The article makes the customary inquiry of John Calvin:
It is a fact that the law of God which we call the moral law is nothing else than a testimony of natural law and of that conscience which God has engraved upon the minds of men. Consequently, the entire scheme of this equity of which we are now speaking has been prescribed in it. Hence, this equity alone must be the goal and rule and limit of all laws.
Similarly, Beza speaks of a “law of nature common to all nations” and continues:
if anyone compares several of the laws of the Greeks, and many of the laws of the Romans, with the Mosaic, he will find a similarity among them in establishing penalties, so that it is sufficiently plain that all were adapted to the same goal of natural equity.
Perhaps we can get closer to the mind of the divines by consulting “a Puritan pastor in London during the Westminster Assembly” Samuel Bolton who
identifies the “common and general equity’ of the judicial law as that which is shared with natural law. . . “that which is of common and general equity remains still in force. It is a maxim: Those judgments which are common and natural, are moral and perpetual.”

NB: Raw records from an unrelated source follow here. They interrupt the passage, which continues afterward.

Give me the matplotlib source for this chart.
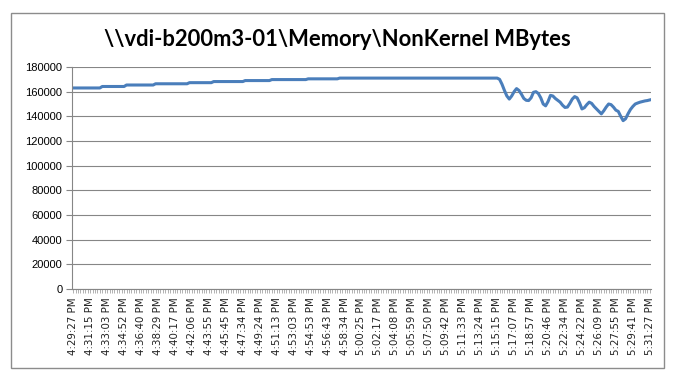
import numpy as np
import matplotlib
matplotlib.use("Agg")
import matplotlib.pyplot as plt
from matplotlib.patches import Rectangle

# time labels shown on the category axis (every 7th sample)
tick_labels = [
    "4:29:27 PM", "4:31:15 PM", "4:33:03 PM", "4:34:52 PM", "4:36:40 PM",
    "4:38:29 PM", "4:40:17 PM", "4:42:06 PM", "4:43:55 PM", "4:45:45 PM",
    "4:47:34 PM", "4:49:24 PM", "4:51:13 PM", "4:53:03 PM", "4:54:53 PM",
    "4:56:43 PM", "4:58:34 PM", "5:00:25 PM", "5:02:17 PM", "5:04:08 PM",
    "5:05:59 PM", "5:07:50 PM", "5:09:42 PM", "5:11:33 PM", "5:13:24 PM",
    "5:15:15 PM", "5:17:07 PM", "5:18:57 PM", "5:20:46 PM", "5:22:34 PM",
    "5:24:22 PM", "5:26:09 PM", "5:27:55 PM", "5:29:41 PM", "5:31:27 PM",
]
label_step = 7

# slow climb: plateau values (MBytes) and how many samples each lasts
plateau_values = [163000, 164200, 165400, 166400, 167300,
                  168200, 169000, 169800, 170400, 171000]
plateau_lengths = [12, 10, 12, 14, 10, 13, 11, 15, 13, 66]

# after ~5:15 PM the value oscillates downward
tail_values = [
    170000, 166000, 161000, 156500, 154000, 156500, 160000, 162500, 161000, 158000,
    154500, 153000, 152800, 155000, 159500, 160000, 158500, 155000, 150000, 148500,
    152000, 157000, 156500, 154500, 153000, 151500, 149000, 147200, 147500, 150500,
    154000, 156000, 155000, 151000, 146000, 147000, 149500, 151500, 150500, 148000,
    146000, 144000, 142000, 144500, 147500, 150000, 149500, 147500, 145000, 144000,
    140000, 136500, 138000, 142000, 145500, 148000, 150000, 150800, 151500,
    152000, 152500, 152800, 153300,
]

values = []
for v, n in zip(plateau_values, plateau_lengths):
    values += [v] * n
values += tail_values
x = np.arange(len(values))

fig = plt.figure(figsize=(6.78, 3.82), dpi=100)
W, H = 678, 382

# outer chart border
fig.patches.append(Rectangle((11 / W, 1 - 368 / H), 653 / W, 355 / H,
                             transform=fig.transFigure, fill=False,
                             edgecolor="#8c8c8c", linewidth=1.0))

ax = fig.add_axes([72 / W, 1 - 289 / H, 579 / W, 222 / H])
ax.plot(x, values, color="#4a7ebb", linewidth=2.2, solid_joinstyle="round")

ax.set_xlim(-0.5, len(values) - 0.5)
ax.set_ylim(0, 180000)
ax.set_yticks(np.arange(0, 180001, 20000))
ax.yaxis.grid(True, color="#868686", linewidth=0.8)
ax.set_axisbelow(True)

ax.set_xticks(np.arange(0, len(values), label_step))
ax.set_xticklabels(tick_labels, rotation=90, fontsize=7.4,
                   family="DejaVu Sans", color="#222222")
ax.set_xticks(x, minor=True)
ax.tick_params(axis="x", which="both", length=3, color="#a6a6a6", width=0.6, pad=3)
ax.tick_params(axis="y", length=4, color="#868686", width=0.8, labelsize=8, pad=3)
for lab in ax.get_yticklabels():
    lab.set_family("Liberation Sans")

for side in ["top", "right"]:
    ax.spines[side].set_visible(False)
for side in ["left", "bottom"]:
    ax.spines[side].set_color("#868686")
    ax.spines[side].set_linewidth(0.8)

fig.text(337 / W, 1 - 39 / H, r"\\vdi-b200m3-01\Memory\NonKernel MBytes",
         ha="center", va="center", fontsize=15.8, fontweight="bold", family="Lato")

fig.savefig("out.png", dpi=100)
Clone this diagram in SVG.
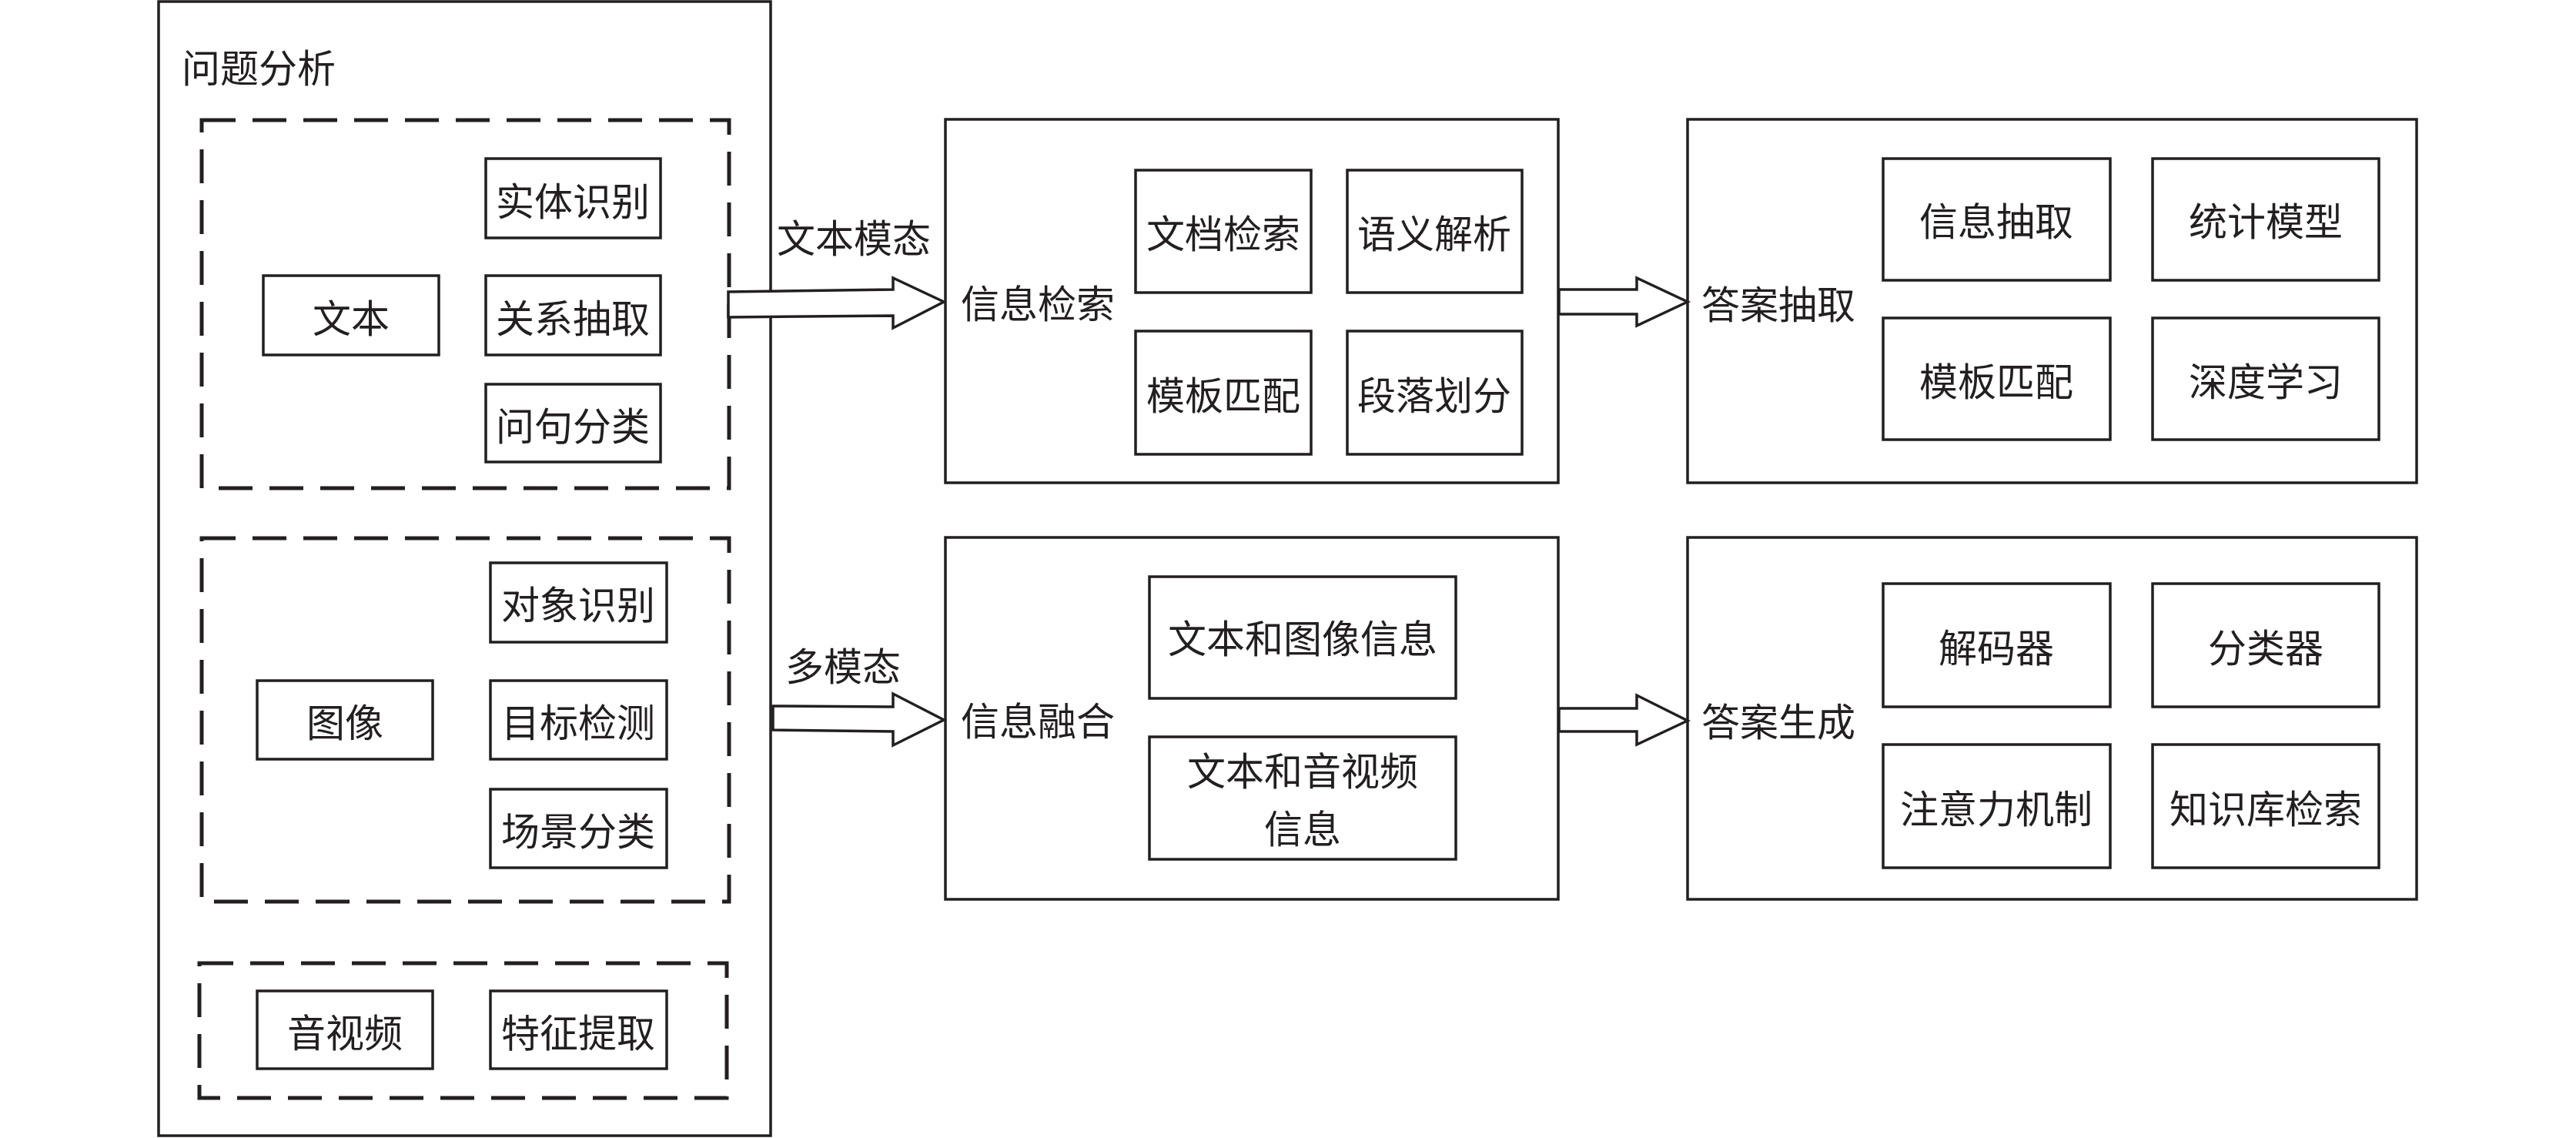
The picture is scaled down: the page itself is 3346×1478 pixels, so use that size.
<svg xmlns="http://www.w3.org/2000/svg" width="3346" height="1478" viewBox="0 0 3346 1478">
<style>
  .box { fill: #ffffff; stroke: #231f20; stroke-width: 3.5; }
  .dash { fill: none; stroke: #231f20; stroke-width: 5; stroke-dasharray: 44 22; }
  .arrow { fill: #ffffff; stroke: #231f20; stroke-width: 3.5; stroke-linejoin: miter; }
  text { font-family: "Noto Sans CJK SC", "Noto Sans", sans-serif; font-size: 50px; fill: #231f20; }
  .c { text-anchor: middle; dominant-baseline: central; }
  .l { text-anchor: start; dominant-baseline: central; }
</style>
<rect width="3346" height="1478" fill="#ffffff"/>

<g id="question-analysis">
  <rect class="box" x="206" y="2" width="795" height="1473"/>
  <text class="l" x="236" y="85">问题分析</text>
</g>

<g id="text-group">
  <rect class="dash" x="262" y="156" width="685" height="478"/>
</g>
<g id="node-text"><rect class="box" x="342" y="358" width="228" height="103"/><text class="c" x="456" y="410">文本</text></g>
<g id="node-entity"><rect class="box" x="631" y="206" width="227" height="103"/><text class="c" x="744" y="258">实体识别</text></g>
<g id="node-relation"><rect class="box" x="631" y="358" width="227" height="103"/><text class="c" x="744" y="410">关系抽取</text></g>
<g id="node-qclass"><rect class="box" x="631" y="499" width="227" height="101"/><text class="c" x="744" y="550">问句分类</text></g>

<g id="image-group">
  <rect class="dash" x="262" y="699" width="685" height="472"/>
</g>
<g id="node-image"><rect class="box" x="334" y="884" width="228" height="102"/><text class="c" x="448" y="935">图像</text></g>
<g id="node-object"><rect class="box" x="637" y="731" width="229" height="103"/><text class="c" x="751" y="782">对象识别</text></g>
<g id="node-detect"><rect class="box" x="637" y="884" width="229" height="102"/><text class="c" x="751" y="935">目标检测</text></g>
<g id="node-scene"><rect class="box" x="637" y="1025" width="229" height="102"/><text class="c" x="751" y="1076">场景分类</text></g>

<g id="av-group">
  <rect class="dash" x="259" y="1251" width="685" height="175"/>
</g>
<g id="node-av"><rect class="box" x="334" y="1287" width="228" height="101"/><text class="c" x="448" y="1338">音视频</text></g>
<g id="node-feature"><rect class="box" x="637" y="1287" width="229" height="101"/><text class="c" x="751" y="1338">特征提取</text></g>

<g id="info-retrieval">
  <rect class="box" x="1228" y="155" width="796" height="472"/>
  <text class="l" x="1248" y="391">信息检索</text>
</g>
<g id="node-doc"><rect class="box" x="1475" y="221" width="228" height="159"/><text class="c" x="1589" y="300">文档检索</text></g>
<g id="node-semantic"><rect class="box" x="1750" y="221" width="227" height="159"/><text class="c" x="1863" y="300">语义解析</text></g>
<g id="node-template1"><rect class="box" x="1475" y="430" width="228" height="160"/><text class="c" x="1589" y="510">模板匹配</text></g>
<g id="node-paragraph"><rect class="box" x="1750" y="430" width="227" height="160"/><text class="c" x="1863" y="510">段落划分</text></g>

<g id="info-fusion">
  <rect class="box" x="1228" y="698" width="796" height="470"/>
  <text class="l" x="1248" y="933">信息融合</text>
</g>
<g id="node-text-image"><rect class="box" x="1493" y="749" width="398" height="158"/><text class="c" x="1692" y="826">文本和图像信息</text></g>
<g id="node-text-av"><rect class="box" x="1493" y="957" width="398" height="159"/><text class="c" x="1692" y="998">文本和音视频</text><text class="c" x="1692" y="1073">信息</text></g>

<g id="answer-extraction">
  <rect class="box" x="2192" y="155" width="947" height="472"/>
  <text class="l" x="2210" y="392">答案抽取</text>
</g>
<g id="node-info-extract"><rect class="box" x="2446" y="206" width="295" height="158"/><text class="c" x="2593" y="284">信息抽取</text></g>
<g id="node-stat"><rect class="box" x="2796" y="206" width="294" height="158"/><text class="c" x="2943" y="284">统计模型</text></g>
<g id="node-template2"><rect class="box" x="2446" y="413" width="295" height="158"/><text class="c" x="2593" y="492">模板匹配</text></g>
<g id="node-deep"><rect class="box" x="2796" y="413" width="294" height="158"/><text class="c" x="2943" y="492">深度学习</text></g>

<g id="answer-generation">
  <rect class="box" x="2192" y="698" width="947" height="470"/>
  <text class="l" x="2210" y="934">答案生成</text>
</g>
<g id="node-decoder"><rect class="box" x="2446" y="758" width="295" height="160"/><text class="c" x="2593" y="838">解码器</text></g>
<g id="node-classifier"><rect class="box" x="2796" y="758" width="294" height="160"/><text class="c" x="2943" y="838">分类器</text></g>
<g id="node-attention"><rect class="box" x="2446" y="967" width="295" height="160"/><text class="c" x="2593" y="1047">注意力机制</text></g>
<g id="node-kb"><rect class="box" x="2796" y="967" width="294" height="160"/><text class="c" x="2943" y="1047">知识库检索</text></g>

<g id="connectors">
  <polygon class="arrow" points="946,379 1160,376 1160,361 1226,392 1160,426 1160,410 946,412"/>
  <text class="l" x="1009" y="306">文本模态</text>
  <polygon class="arrow" points="1004,917 1160,918 1160,901 1226,935 1160,968 1160,950 1004,948"/>
  <text class="l" x="1020" y="862">多模态</text>
  <polygon class="arrow" points="2025,376 2126,376 2126,361 2192,392 2126,423 2126,408 2025,408"/>
  <polygon class="arrow" points="2025,920 2126,920 2126,903 2192,936 2126,967 2126,950 2025,950"/>
</g>
</svg>
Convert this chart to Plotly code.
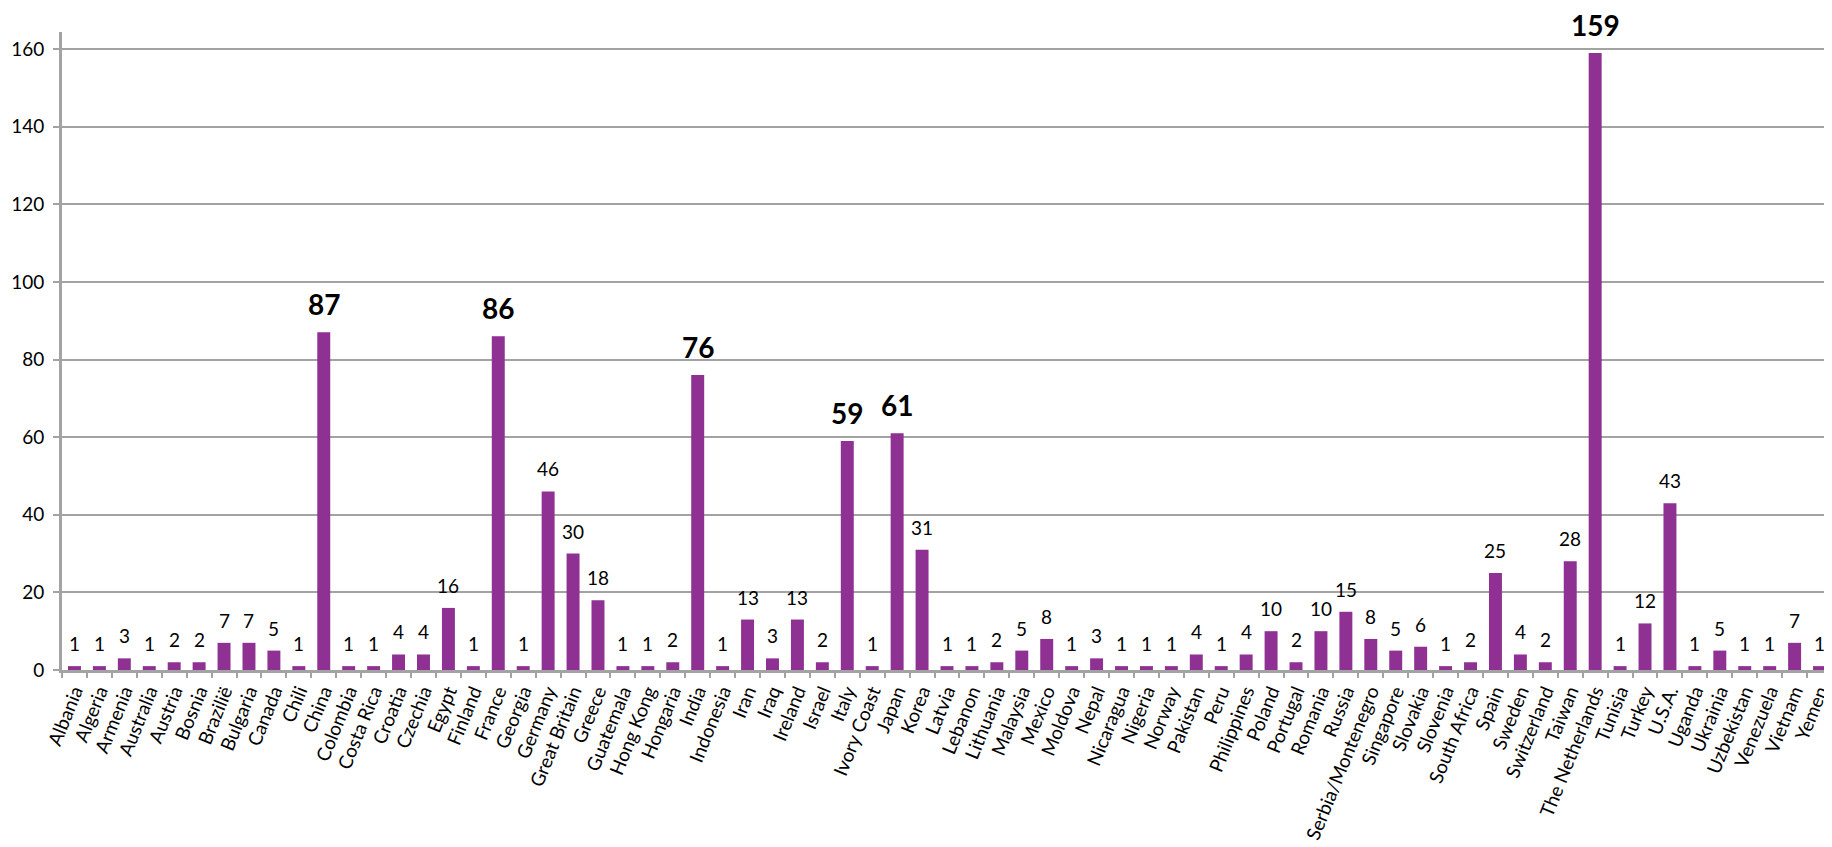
import plotly.graph_objects as go

countries = [
    "Albania", "Algeria", "Armenia", "Australia", "Austria", "Bosnia", "Brazilië",
    "Bulgaria", "Canada", "Chili", "China", "Colombia", "Costa Rica", "Croatia",
    "Czechia", "Egypt", "Finland", "France", "Georgia", "Germany", "Great Britain",
    "Greece", "Guatemala", "Hong Kong", "Hongaria", "India", "Indonesia", "Iran",
    "Iraq", "Ireland", "Israel", "Italy", "Ivory Coast", "Japan", "Korea", "Latvia",
    "Lebanon", "Lithuania", "Malaysia", "Mexico", "Moldova", "Nepal", "Nicaragua",
    "Nigeria", "Norway", "Pakistan", "Peru", "Philippines", "Poland", "Portugal",
    "Romania", "Russia", "Serbia/Montenegro", "Singapore", "Slovakia", "Slovenia",
    "South Africa", "Spain", "Sweden", "Switzerland", "Taiwan", "The Netherlands",
    "Tunisia", "Turkey", "U.S.A.", "Uganda", "Ukrainia", "Uzbekistan", "Venezuela",
    "Vietnam", "Yemen",
]
values = [
    1, 1, 3, 1, 2, 2, 7,
    7, 5, 1, 87, 1, 1, 4,
    4, 16, 1, 86, 1, 46, 30,
    18, 1, 1, 2, 76, 1, 13,
    3, 13, 2, 59, 1, 61, 31, 1,
    1, 2, 5, 8, 1, 3, 1,
    1, 1, 4, 1, 4, 10, 2,
    10, 15, 8, 5, 6, 1,
    2, 25, 4, 2, 28, 159,
    1, 12, 43, 1, 5, 1, 1,
    7, 1,
]
y_ticks = [0, 20, 40, 60, 80, 100, 120, 140, 160]

FONT = "Lato, 'Open Sans', sans-serif"
PURPLE = "#8E3192"
GRID = "#A3A3A3"

fig = go.Figure(
    go.Bar(
        x=countries,
        y=values,
        marker=dict(color=PURPLE, line=dict(width=0)),
        hoverinfo="x+y",
    )
)

annotations = []
for c, v in zip(countries, values):
    big = v >= 50
    annotations.append(dict(
        x=c, y=v, xref="x", yref="y",
        text=f"<b>{v}</b>" if big else str(v),
        showarrow=False, yanchor="bottom",
        yshift=10, borderpad=0,
        font=dict(family=FONT, size=28 if big else 19, color="black"),
    ))

# The page body has an 8px default margin, so the figure is sized/offset to fit the window.
fig.update_layout(
    width=1824, height=839,
    margin=dict(l=54, r=0, t=24, b=177),
    paper_bgcolor="white", plot_bgcolor="white",
    bargap=0.48,
    showlegend=False,
    font=dict(family=FONT, size=20, color="black"),
    annotations=annotations,
)
fig.update_xaxes(
    type="category",
    tickangle=-68,
    tickson="boundaries",
    ticks="outside", ticklen=5, tickwidth=2, tickcolor=GRID,
    showline=True, linecolor=GRID, linewidth=3,
    showgrid=False,
    tickfont=dict(family=FONT, size=19, color="black"),
    ticklabelstandoff=0,
    automargin=False,
)
fig.update_yaxes(
    range=[0, 164.4],
    tickvals=y_ticks,
    ticks="outside", ticklen=6, tickwidth=2, tickcolor=GRID,
    showline=True, linecolor=GRID, linewidth=3,
    showgrid=True, gridcolor=GRID, gridwidth=2,
    zeroline=False,
    tickfont=dict(family=FONT, size=19, color="black"),
    ticklabelstandoff=5,
    automargin=False,
)

fig.write_html("out.html")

Samuel Rutherford “sat with the drafting committee which bore primary responsibility for the text of the Westminster Confession.” He tells us “For our divines strongly argue from the moral equity, and the law of nature…”
The author concludes:
Classical Reformed writers isolate in the judicial laws those moral directions which are held in common with natural law and the moral law teaching of Scripture as a whole, in distinction from what is peculiar to the judicial laws and hence does not rise above temporary obligation. The classical Reformed tradition has sought corroboration from other sources for the content of general equity, before accounting a provision of the Mosaic judicial law to be of perpetual obligation. Often the initial point of reference for Puritan writers was natural law, and this is reflected in the Confession’s references to the light of nature, and to the law given to man at creation.
Meanwhile in another web essay, Peter Wallace comments on Turretin, who
claims that Roman law may often be preferred to Mosaic law because much of Roman law is “derived from natural and common right…[and] can be more suitable to places, times and persons.” In other words, Turretin’s concern is for the equity of the law (which may be found in various law codes), since the particular statutes are no longer binding.
All of which is to say that attempts to portray natural law reasoning as unconfessional or to imply that anything but VanTillian apologetics is mandatory for the Reformed isn’t going to get much help from the Westminster Confession.